In Annahar and Al-Diyar, multiple analysts strike a far more cautious tone. They argue that Israeli military statements have effectively demolished Lebanese hopes for a genuine trilateral framework, revealing that Israel pursues unilateral security interests rather than mutual accommodation. One columnist warns that Lebanon's official position must be backed by decisive action and ironclad American commitments rather than diplomatic gestures alone.

Al-Diyar contributor Hisham emphasizes that regional escalation inevitably seeps into Lebanese territory, and Lebanon faces mounting pressure regardless of formal agreements. Other writers express concern that Hezbollah, despite its military capacity, risks entrapment in a larger American-Iranian confrontation from which it cannot easily extricate itself.

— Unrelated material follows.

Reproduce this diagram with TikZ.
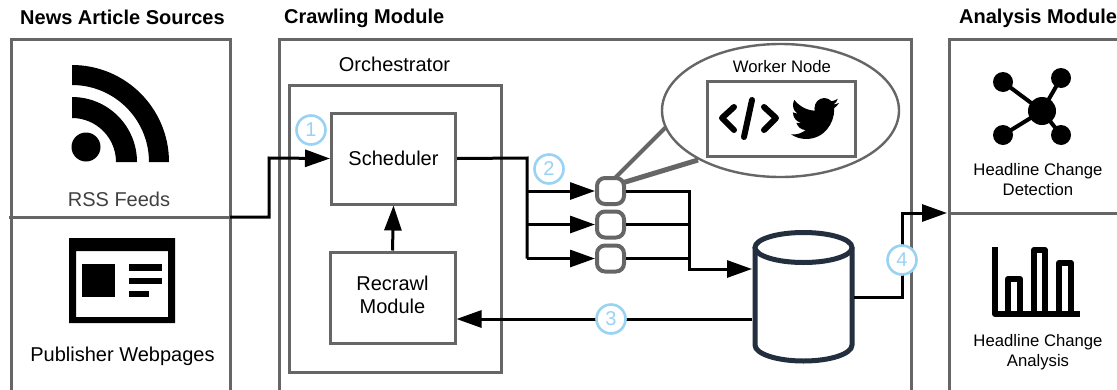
\documentclass[tikz,border=0pt]{standalone}
\usepackage{fontspec}
\setmainfont{Liberation Sans}
\usetikzlibrary{arrows.meta,svg.path}
\definecolor{boxgrey}{HTML}{666666}
\definecolor{stepblue}{HTML}{9AD2F3}
\definecolor{dbnavy}{HTML}{232F3E}
\tikzset{
  frame/.style={draw=boxgrey,line width=3pt,fill=none},
  lbl/.style={font=\fontsize{20}{22}\selectfont,text=black,inner sep=0pt,align=center},
  small/.style={font=\fontsize{16.7}{20}\selectfont,text=black,inner sep=0pt,align=center},
  title/.style={font=\fontsize{20}{22}\selectfont\bfseries,text=black,inner sep=0pt,anchor=west},
  flow/.style={draw=black,line width=3pt,-{Triangle[length=25pt,width=17pt]}},
  flowthin/.style={draw=black,line width=3pt},
  worker/.style={draw=boxgrey,line width=4pt,rounded corners=8pt,minimum width=27pt,minimum height=26pt,inner sep=0pt,fill=white},
  stepnum/.style={circle,draw=stepblue,line width=2.6pt,fill=white,minimum size=29pt,inner sep=0pt,text=stepblue,font=\fontsize{20}{22}\selectfont},
  icon/.style={fill=black,draw=none},
}
\begin{document}
\begin{tikzpicture}[x=1pt,y=-1pt]
\useasboundingbox (0,0) rectangle (1117,389);
\fill[white] (0,0) rectangle (1117,389);
% titles
\node[title] at (20,17.5) {News Article Sources};
\node[title] at (284,18.5) {Crawling Module};
\node[title] at (959,18.5) {Analysis Module};
% outer frames
\draw[frame] (11,39) rectangle (230,392);
\draw[frame] (279.5,39) rectangle (911,392);
\draw[frame] (949.5,39) rectangle (1125,392);
\draw[draw=boxgrey,line width=3pt] (949.5,213) -- (1117,213);
\coordinate (srcstart) at (9,217);
\coordinate (srcedge) at (230,217);
\draw[draw=boxgrey,line width=3pt] (srcstart) -- (srcedge);
% RSS icon
\fill[icon] (86,147) circle (14.5);
\fill[icon] (72,65) arc[start angle=-90,end angle=0,radius=97] -- (149,162) arc[start angle=0,end angle=-90,radius=77] -- cycle;
\fill[icon] (72,97) arc[start angle=-90,end angle=0,radius=65] -- (116,162) arc[start angle=0,end angle=-90,radius=44] -- cycle;
\node[lbl,text=black!75] (rss) at (119,199) {RSS Feeds};
% Publisher icon
\fill[icon,even odd rule] (69,238) rectangle (175,323) (76,251) rectangle (168,317);
\fill[icon] (82,264) rectangle (115,297);
\fill[icon] (129,264) rectangle (162,271);
\fill[icon] (129,278) rectangle (162,284);
\fill[icon] (129,291) rectangle (149,297);
\node[lbl] (pub) at (122.5,356) {Publisher Webpages};
% Orchestrator
\draw[frame] (289.5,85) rectangle (501,372);
\node[lbl] (orch) at (394.5,64) {Orchestrator};
\node[lbl,draw=boxgrey,line width=3pt,minimum width=124pt,minimum height=91pt] (sched) at (393.5,158.5) {\raisebox{1pt}{Scheduler}};
\node[lbl,draw=boxgrey,line width=3pt,minimum width=125pt,minimum height=91pt] (recrawl) at (392.5,297.5) {\raisebox{2pt}{\begin{tabular}{@{}c@{}}Recrawl\\[1pt]Module\end{tabular}}};
% Workers
\node[worker] (w1) at (610.5,191) {};
\node[worker] (w2) at (610.5,224.5) {};
\node[worker] (w3) at (610.5,258.5) {};
% callout
\draw[boxgrey,line width=4pt] (615,178) -- (666,127);
\draw[boxgrey,line width=5pt] (622,183) -- (698,160);
\draw[draw=boxgrey,line width=2.4pt,fill=white] (780.5,110.5) ellipse [x radius=118.5,y radius=66.5];
\node[small] (wn) at (782,67) {Worker Node};
\draw[frame] (707,81) rectangle (855,156);
% code icon
\draw[black,line width=6pt,line cap=round,line join=round] (734,107) -- (722,118) -- (734,130);
\draw[black,line width=6pt,line cap=round] (752,100) -- (744,137);
\draw[black,line width=6pt,line cap=round,line join=round] (764,107) -- (776,118) -- (764,130);
% bird
\fill[black,shift={(791,98)},xscale=0.094,yscale=-0.0985,shift={(0,48)}] svg "M 459.37 151.716 c 0.325 4.548 0.325 9.097 0.325 13.645 c 0 138.72 -105.583 298.558 -298.558 298.558 c -59.452 0 -114.68 -17.219 -161.137 -47.106 c 8.447 0.974 16.568 1.299 25.34 1.299 c 49.055 0 94.213 -16.568 130.274 -44.832 c -46.132 -0.975 -84.792 -31.188 -98.112 -72.772 c 6.498 0.974 12.995 1.624 19.818 1.624 c 9.421 0 18.843 -1.3 27.614 -3.573 c -48.081 -9.747 -84.143 -51.98 -84.143 -102.985 v -1.299 c 13.969 7.797 30.214 12.67 47.431 13.319 c -28.264 -18.843 -46.781 -51.005 -46.781 -87.391 c 0 -19.492 5.197 -37.36 14.294 -52.954 c 51.655 63.675 129.3 105.258 216.365 109.807 c -1.624 -7.797 -2.599 -15.918 -2.599 -24.04 c 0 -57.828 46.782 -104.934 104.934 -104.934 c 30.213 0 57.502 12.67 76.67 33.137 c 23.715 -4.548 46.456 -13.32 66.599 -25.34 c -7.798 24.366 -24.366 44.833 -46.132 57.827 c 21.117 -2.273 41.584 -8.122 60.426 -16.243 c -14.292 20.791 -32.161 39.308 -52.628 54.253 z";
% database
\draw[draw=dbnavy,line width=5pt,fill=white] (755,247.5) -- (755,345) arc[start angle=180,end angle=0,x radius=48.5,y radius=16] -- (852,247.5);
\draw[draw=dbnavy,line width=5pt,fill=white] (803.5,247.5) ellipse [x radius=48.5,y radius=15];
\coordinate (dbw) at (752,269);
\coordinate (dbw3) at (752,319);
\coordinate (dbe) at (854,297);
% connectors
\draw[flow] (srcedge) -- (269,217) -- (269,158) -- (sched.west);
\draw[flow] (recrawl.north) -- (sched.south);
\draw[flowthin] (sched.east) -- (527,158) -- (527,258.5);
\draw[flow] (527,191) -- (w1.west);
\draw[flow] (527,224.5) -- (w2.west);
\draw[flow] (527,258.5) -- (w3.west);
\draw[flow] (w1.east) -- (689,191) -- (689,269) -- (dbw);
\draw[flowthin] (w2.east) -- (689,224.5);
\draw[flowthin] (w3.east) -- (689,258.5);
\draw[flow] (dbw3) -- (recrawl.east |- dbw3);
\coordinate (anl) at (947,213);
\draw[flow] (dbe) -- (902,297) -- (902,213) -- (anl);
% step numbers
\node[stepnum] (n1) at (311,130) {1};
\node[stepnum] (n2) at (549,169) {2};
\node[stepnum] (n3) at (611,319) {3};
\node[stepnum] (n4) at (902,260) {4};
% Analysis icons
\draw[black,line width=4pt] (1003,82) -- (1042,111) (1061,78) -- (1042,111) (1003,135) -- (1042,111) (1061,135) -- (1042,111);
\fill[icon] (1042,111) circle (14);
\fill[icon] (1003,82) circle (10);
\fill[icon] (1061,78) circle (10);
\fill[icon] (1003,135) circle (10);
\fill[icon] (1061,135) circle (10);
\node[small] (det) at (1038,179.5) {Headline Change\\Detection};
\draw[black,line width=6pt,line join=round] (995,247) -- (995,314) -- (1080,314);
\draw[black,line width=6pt,line join=round] (1008,314) -- (1008,279) -- (1020,279) -- (1020,314);
\draw[black,line width=6pt,line join=round] (1034,314) -- (1034,250) -- (1045,250) -- (1045,314);
\draw[black,line width=6pt,line join=round] (1059,314) -- (1059,263) -- (1071,263) -- (1071,314);
\node[small] (ana) at (1038,352.5) {Headline Change\\Analysis};
\end{tikzpicture}
\end{document}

A minority of commentators, including those focused on Syria's diplomatic rehabilitation, suggest that Lebanon could learn from Damascus's recent diplomatic gains and apply similar pragmatic engagement principles to its own negotiations.

Tension & Convergence:

Writers converge on one point: the framework agreement is inherently fragile and dependent on American enforcement capacity and political will. They diverge sharply on whether signing the agreement was strategically correct. Skeptics view it as capitulation to Israeli territorial claims; optimists see it as the least destructive option available. A secondary tension emerges between those focused on Lebanese agency and those emphasizing Lebanon's structural subordination to American, Israeli, and Iranian competition.

Editorial Takeaway:

The dominant voice today is one of cautious anxiety — agreement-skepticism rooted not in principle but in doubt that any contract can constrain Israeli behavior or shield Lebanon from broader regional conflict escalation.